Maybe I'm expecting too much from him, will give it a couple more weeks then re-asses


----------



## Chloe_GHE (14 December 2009)

Oh that I do have! a happy mouth one might give that a go tonight atm he is in a myler drop snaffle.

I know this is a heathen thign to ask but do I have to use 2 reins on it? have only ever used 1 with roundings before, how do I use 2 correctly?...

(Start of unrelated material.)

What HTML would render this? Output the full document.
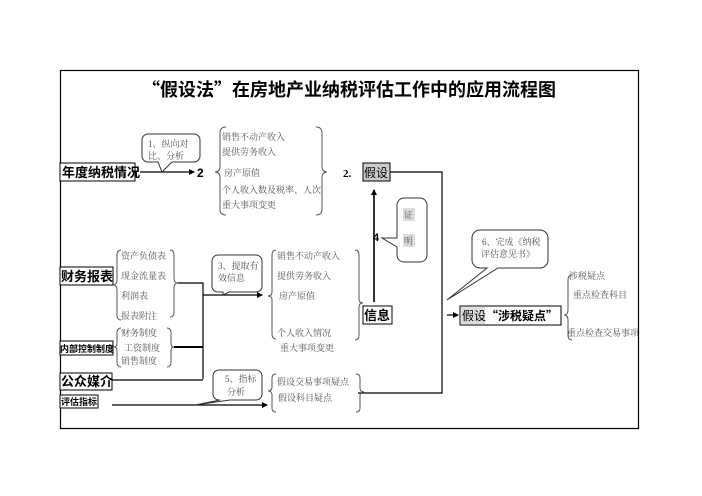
<!DOCTYPE html>
<html><head><meta charset="utf-8"><style>
html,body{margin:0;padding:0;background:#fff}
svg{display:block}
.t{font-family:"Liberation Serif","Noto Serif CJK SC",serif;font-size:9px;fill:#555}
.b{font-family:"Liberation Sans","Noto Sans CJK SC",sans-serif;font-weight:bold;fill:#000}
.c{font-family:"Noto Sans CJK SC",sans-serif}
.br{fill:none;stroke:#555;stroke-width:1}
.ln{stroke:#000;stroke-width:1.2;fill:none}
.co{fill:#fff;stroke:#333;stroke-width:1}
</style></head><body>
<svg width="702" height="496" viewBox="0 0 702 496">
<defs><marker id="a" markerWidth="6" markerHeight="6" refX="5" refY="3" orient="auto" markerUnits="userSpaceOnUse"><path d="M0,0 L6,3 L0,6z" fill="#000"/></marker></defs>
<rect x="60.5" y="70.5" width="578" height="358" fill="none" stroke="#000" stroke-width="1.2"/>
<text x="349" y="96" text-anchor="middle" class="b c" font-size="18">“假设法”在房地产业纳税评估工作中的应用流程图</text>

<!-- row 1 -->
<rect x="60" y="163" width="75" height="18" fill="#fff" stroke="#000"/>
<text x="62" y="177" class="b" font-size="13">年度纳税情况</text>
<line x1="140" y1="172" x2="194" y2="172" class="ln" marker-end="url(#a)"/>
<text x="197" y="177" class="b" font-size="12">2</text>
<path class="co" d="M148,134 h46 a6,6 0 0 1 6,6 v16 a6,6 0 0 1 -6,6 h-22 l-10,10 l-4,-10 h-10 a6,6 0 0 1 -6,-6 v-16 a6,6 0 0 1 6,-6z"/>
<text x="148" y="147" class="t">1、纵向对</text><text x="148" y="159" class="t">比、分析</text>
<path class="br" d="M226,127 q-6,0 -6,6 v33 q0,6 -5,6 q5,0 5,6 v31 q0,6 6,6"/>
<path class="br" d="M316,127 q6,0 6,6 v33 q0,6 5,6 q-5,0 -5,6 v31 q0,6 -6,6"/>
<text x="222" y="140" class="t">销售不动产收入</text>
<text x="222" y="155" class="t">提供劳务收入</text>
<text x="224" y="176" class="t">房产原值</text>
<text x="222" y="193" class="t">个人收入数及税率、人次</text>
<text x="222" y="208" class="t">重大事项变更</text>
<text x="343" y="177" class="b" font-size="11" style="font-family:'Liberation Serif',serif">2.</text>
<rect x="363" y="163" width="27" height="18" fill="#ccc" stroke="#000"/>
<text x="364" y="177" class="b" font-size="12" style="font-weight:normal">假设</text>
<polyline points="390,172 442,172 442,393 358,393" class="ln"/>

<!-- vertical arrow -->
<line x1="374" y1="302" x2="374" y2="190" stroke="#333" stroke-width="2" marker-end="url(#a)"/>
<text x="373" y="241" class="b" font-size="11">4</text>
<path class="co" d="M404,198 h16 a7,7 0 0 1 7,7 v50 a7,7 0 0 1 -7,7 h-16 a7,7 0 0 1 -7,-7 v-8 l-15,-9 l15,0 v-33 a7,7 0 0 1 7,-7z"/>
<rect x="403" y="208" width="12" height="13" fill="#ddd"/><rect x="403" y="234" width="12" height="13" fill="#ddd"/>
<text x="404" y="218" class="t" font-size="10">证</text>
<text x="404" y="244" class="t" font-size="10">明</text>
<rect x="363" y="306" width="29" height="18" fill="#fff" stroke="#000"/>
<text x="364" y="320" class="b" font-size="13">信息</text>

<line x1="447" y1="315" x2="458" y2="315" class="ln" marker-end="url(#a)"/>
<rect x="460" y="306" width="101" height="19" fill="#fff" stroke="#000"/>
<rect x="461" y="307" width="24" height="17" fill="#ddd"/>
<text x="462" y="320" class="b c" font-size="12" style="font-weight:normal">假设<tspan font-weight="bold">“涉税疑点”</tspan></text>
<path class="co" d="M480,230 h60 a8,8 0 0 1 8,8 v22 a8,8 0 0 1 -8,8 h-42 l-51,32 l40,-32 h-7 a8,8 0 0 1 -8,-8 v-22 a8,8 0 0 1 8,-8z"/>
<text x="482" y="245" class="t">6、完成《纳税</text><text x="481" y="257" class="t">评估意见书》</text>
<path class="br" d="M572,275 q-4,0 -4,5 v30 q0,5 -4,5 q4,0 4,5 v15 q0,5 4,5"/>
<text x="569" y="279" class="t">涉税疑点</text>
<text x="573" y="298" class="t">重点检查科目</text>
<text x="567" y="336" class="t">重点检查交易事项</text>

<!-- left group -->
<rect x="60" y="267" width="53" height="18" fill="#fff" stroke="#000"/>
<text x="61" y="281" class="b" font-size="13">财务报表</text>
<path class="br" d="M121,250 q-4,0 -4,5 v25 q0,5 -4,5 q4,0 4,5 v25 q0,5 4,5"/>
<path class="br" d="M170,250 q4,0 4,5 v23 q0,5 4,5 q-4,0 -4,5 v24 q0,5 -4,5"/>
<text x="121" y="259" class="t">资产负债表</text>
<text x="121" y="279" class="t">现金流量表</text>
<text x="121" y="299" class="t">利润表</text>
<text x="121" y="319" class="t">报表附注</text>
<polyline points="178,283 203,283 203,379" class="ln"/>
<line x1="203" y1="295" x2="262" y2="295" class="ln" stroke-width="1.6" marker-end="url(#a)"/>
<path class="co" d="M218,255 h38 a6,6 0 0 1 6,6 v25 a6,6 0 0 1 -6,6 h-27 l-6,3 l0,-3 h-5 a6,6 0 0 1 -6,-6 v-25 a6,6 0 0 1 6,-6z"/>
<text x="218" y="269" class="t">3、提取有</text><text x="218" y="281" class="t">效信息</text>

<rect x="60" y="341" width="53" height="14" fill="#fff" stroke="#000"/>
<text x="60" y="352" class="b" font-size="9">内部控制制度</text>
<path class="br" d="M121,328 q-4,0 -4,5 v10 q0,4 -3,4 q3,0 3,4 v11 q0,5 4,5"/>
<path class="br" d="M167,328 q4,0 4,5 v10 q0,4 3,4 q-3,0 -3,4 v11 q0,5 -4,5"/>
<text x="121" y="336" class="t">财务制度</text>
<text x="124" y="351" class="t">工资制度</text>
<text x="121" y="364" class="t">销售制度</text>
<line x1="174" y1="347" x2="203" y2="347" stroke="#000" stroke-width="2"/>

<rect x="60" y="373" width="52" height="17" fill="#fff" stroke="#000"/>
<text x="61" y="386" class="b" font-size="13">公众媒介</text>
<line x1="112" y1="380" x2="203" y2="380" class="ln"/>

<rect x="60" y="395" width="38" height="13" fill="#fff" stroke="#000"/>
<text x="61" y="405" class="b" font-size="9">评估指标</text>
<line x1="112" y1="405" x2="267" y2="405" class="ln" marker-end="url(#a)"/>
<path class="co" d="M225,370 h31 a6,6 0 0 1 6,6 v18 a6,6 0 0 1 -6,6 h-26 l-35,5 l25,-5 a6,6 0 0 1 -1,0 a6,6 0 0 1 -6,-6 v-18 a6,6 0 0 1 6,-6z"/>
<text x="225" y="382" class="t">5、指标</text><text x="227" y="395" class="t">分析</text>

<!-- middle braces -->
<path class="br" d="M276,250 q-4,0 -4,5 v37 q0,4 -4,4 q4,0 4,4 v34 q0,5 4,5"/>
<path class="br" d="M355,250 q4,0 4,5 v44 q0,4 4,4 q-4,0 -4,4 v28 q0,5 -4,5"/>
<text x="277" y="259" class="t">销售不动产收入</text>
<text x="277" y="279" class="t">提供劳务收入</text>
<text x="279" y="299" class="t">房产原值</text>
<text x="277" y="336" class="t">个人收入情况</text>
<text x="280" y="351" class="t">重大事项变更</text>

<path class="br" d="M276,374 q-4,0 -4,4 v9 q0,4 -4,4 q4,0 4,4 v13 q0,4 4,4"/>
<path class="br" d="M356,374 q4,0 4,4 v10 q0,4 4,4 q-4,0 -4,4 v12 q0,4 -4,4"/>
<text x="277" y="385" class="t">假设交易事项疑点</text>
<text x="278" y="401" class="t">假设科目疑点</text>
</svg>
</body></html>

*ducks and prepares to get shot down by the purists*


----------



## kick_On (14 December 2009)

i use Fredricks 'lungie bungie' for lunging on both mine and on hunter/eventer who can be gobbey and head strong, the lungie bungie works lovely as it gives a nice consitant contact. So i can really work on, and get him off my leg and work him into clear contact. As some times we all have to many jobs to do on top at same time!!!


----------



## Chloe_GHE (14 December 2009)

[ QUOTE ]
 As some times we all have to many jobs to do on top at same time!!! 

[/ QUOTE ]

hahahhaha this is so true! 
riding jack the definition of multi tasking!!!!


----------



## SpottedCat (14 December 2009)

No, you don't have to, it's just going to make it easier to add that bit of refinement you want - when flat schooling I do, when jumping I don't. 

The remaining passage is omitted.